Through careful analysis of the Oudezijds Voorburgwal 30, the chosen case study building, it was determined that a significant part of the building is not monumental. Furthermore, it was confirmed that the energy usage of the building is relatively high, and that the indoor comfort is currently not up to standard. To improve the energy performance and indoor comfort, a design is proposed in which different design measures are suggested. The design makes use of the potential of the neighborhood as it uses aquathermal heat (LT) from the canal in combination with heat pumps as basis for the heating of the building. The building is insulated using a combination of exterior and interior insulation, crack & seam filling, and double-glazed windows. For the monumental parts of the building a wall heating system is proposed, in which the walls are slightly heated to minimize energy losses to the exterior (‘WarmBouwen’ concept’). Energy is produced on site using PV roof tiles on the South facing roofs and several other small design interventions are proposed. Evaluation of the proposed design reveals that none of the identified monumental elements are altered, the energy demand of the building is lowered by 73% and that the indoor comfort increases significantly.

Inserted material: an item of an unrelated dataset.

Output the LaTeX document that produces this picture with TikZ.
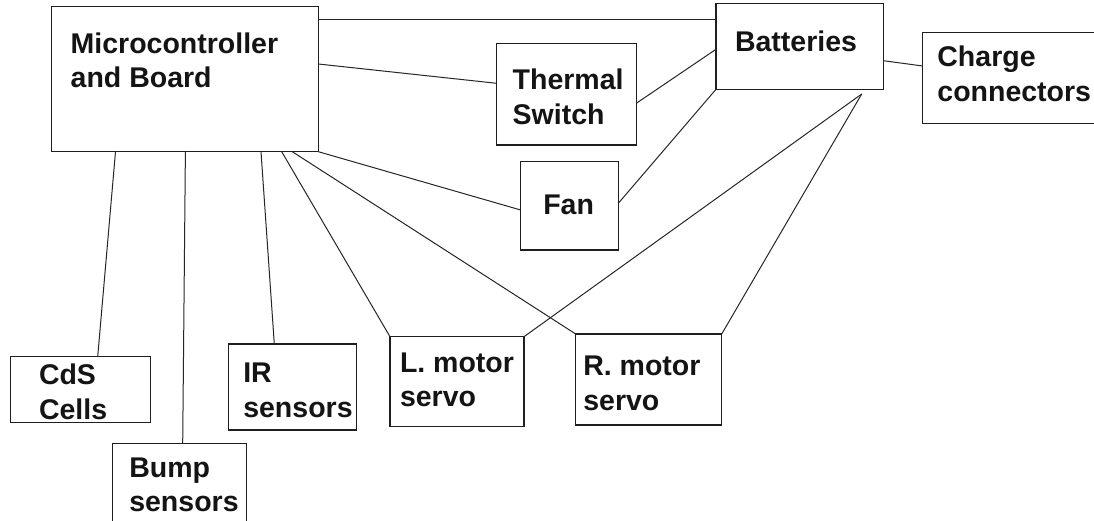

By following the proposed generic approach of (1) identifying the heritage values, (2) assessing the current performance of the building, (3) creating concept designs, (4) finalizing the design, and (5) evaluating the design, the remaining energy demand of the proposed design for the Oudezijds Voorburgwal 30 has not been reduced to zero and is thus not energy neutral. This is mostly due to restricted renovation possibilities and limited roof area for on-site energy production. The proposed design does make the Oudezijds Voorburgwal 30 BENG compliant: a step in the right direction, but for monumental buildings to become energy neutral a fairer middle ground between conservation and sustainability should be found. We should ask ourselves: how far should one go to preserve the past if it limits or damages our future?